Weak Test of Accuracy

Here we compare some calculated quantites using TAXCALC to the taxpayer's own calculation by running a regression of the calculated quantity on a constant and the taxpayer calculation. A perfect result has
  • A zero constant
  • A unit coefficient on the taxpayer calculation
  • A high R**2

For this test we exclude returns with the number of dependents censored, part year returns, kiddie tax with gains, compulsory itemizers, Form 4972 or Schedule J.

The Sas code is somewhat more complex than previous examples, due to our desire to print the output in a more compact form than the SAS default. Equivalent Stata code is simpler and achieves the same results

Detailed Results

The OTA results are from an earlier version of the calculator.

We do not rule out programming errors. It is difficult to debug code that applies only to the PUF, since disclosure avoidance provides an alternate explanation for most discrepancies.

There are some individual elements for which the calculator result is arguably better than the SOI data.

  • In 2001 the Rate Reduction Credit is excluded from Tax after Credits reported in the PUF, perhaps because it was not credited on the 1040.
  • In 2003 the Child Tax Credit reported by SOI excludes the Advance Credit portion, perhaps because it isn't reported on the 1040.
  • In all years, we create a proxy earnings variable from wages and self-employment income, and use that for EIC earnings, rather than using the supplied EIC earnings value.

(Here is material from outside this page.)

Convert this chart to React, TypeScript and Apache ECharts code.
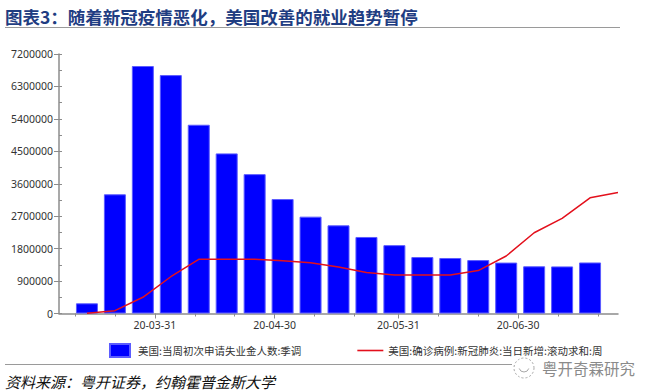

This is so that calculations of the marginal tax rate on earnings include the EIC phase-in and clawback.
There are some areas where the data is lacking:
  • The 5% and 15% Schedule D rate categories are in effect for only part of 2003, but the PUF does not distinguish time of year for gains.
  • The number of children eligible for the child tax credit is given only 2002+.

The last two links are to the results when the sample is restricted to returns for the prior year, or the year before that. This tests the ability of the code to calculate correct liability for data from another year. As expected the results are somewhat worse than for timely returns, however most R**2s are .99 or better.